Fig. 141.—A barrister’s gown showing the vestigial hood and its streamer. The buttons and braid which once temporarily looped up the sleeves now fix it permanently.

On the barrister’s gown there is a tiny hood on the left shoulder resembling that from which the chaperon was developed, and from the vestige runs a streamer which comes over the left shoulder and hangs down in front of the gown. (See Figure [141].) There is also a series of buttons as well as pieces of braid on the sleeves which are survivals, and we have not the hanging sleeves of the King’s Counsel, which are comparable to those seen in many academic gowns. Small falling bands are of course generally worn by members of the legal profession, and barristers and King’s Counsel when in mourning have a little pleat down the middle of each band. Perhaps the most curious additions to legal costume used in order to indicate mourning are the little white lawn or muslin cuffs, like those of widows, which the King’s Counsel wear on their sleeves when the Court is in mourning, or when they themselves have suffered bereavement.


[XXIV]
STATE AND COURT ATTIRE

CORONATION DRESS—PARLIAMENTARY ROBES—MISTAKES IN COURT DRESS—VESTIGES OF THE WIG AND OF THE CHAPERON—COURT CARDS

The English sovereigns are heads of the Church as well as of the State, and in connection with their coronation dress there are, as might be expected, many survivals from the past. The vestments used on the occasion in question agree almost entirely with those which we have described as being worn by a bishop at mass.[33] We may except, however, the amice and the maniple, while the sceptre and crown take the place of the crosier and the mitre. The first vestment to be put on is of linen, and is an albe or rochet, and up to the time of James II it was provided with sleeves—it is known as the Colobium sindonis. Over this is placed the tunicle or dalmatic. This is made of silk, and across it is worn the stole in the same way as deacons were ordered to do in the year 561. The custom is still followed in Greece and Rome, whereas priests generally put on the stole immediately after the albe.

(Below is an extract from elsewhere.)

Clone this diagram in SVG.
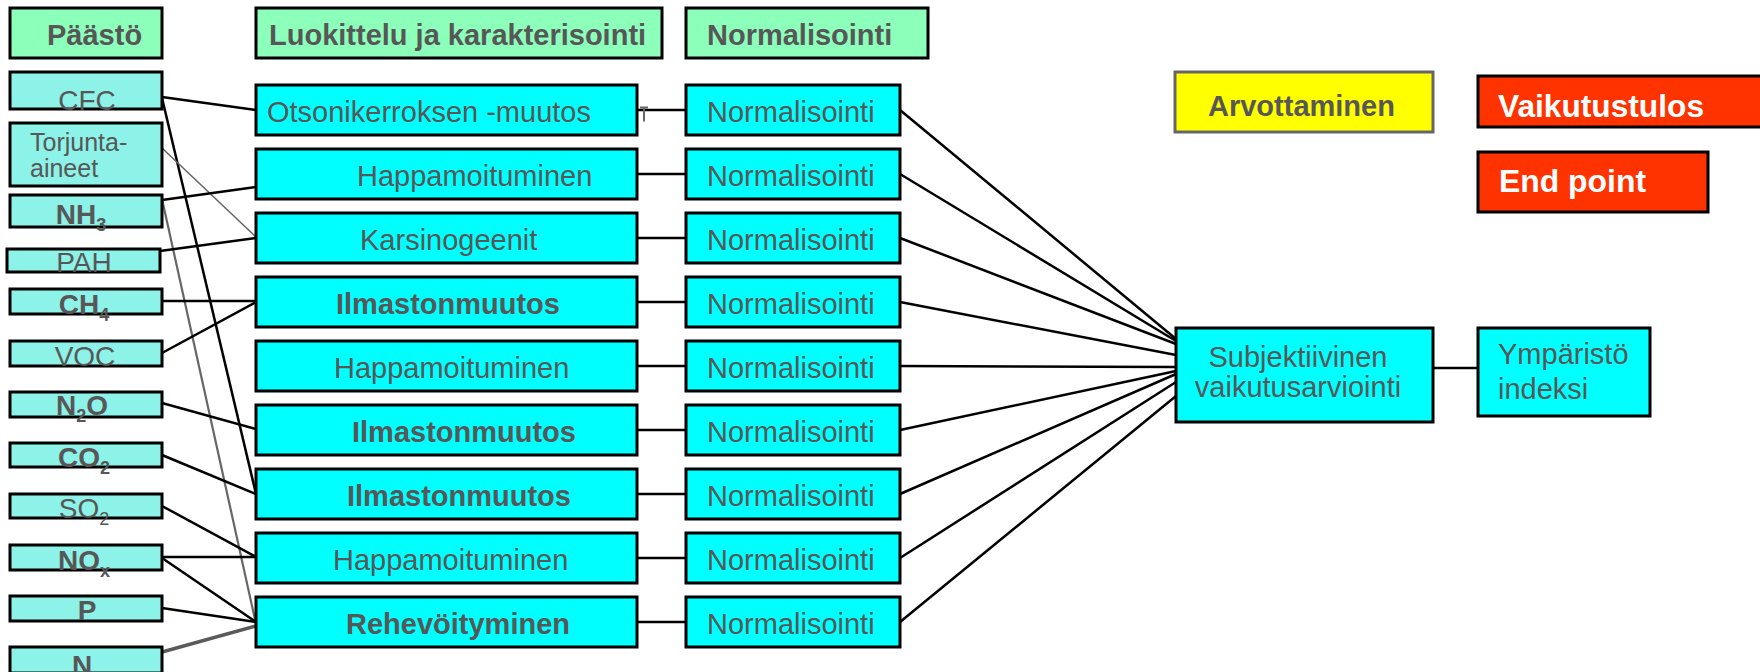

Over the dalmatic comes the imperial mantle which seems to have been originally a chasuble, but is now slit up in front. This garment, which is of cloth of gold, is embroidered with eagles, that are interesting as probably representing the claim of the King of England to be Emperor of Britain and Lord Paramount over all the Islands of the West. In Charles II’s reign further ornaments occurred in the shape of roses and fleur-de-lys, and on Queen Victoria’s mantle there were roses, half red and half white, as well as thistles, shamrocks, and fleur-de-lys, while the eagles were embroidered in silver.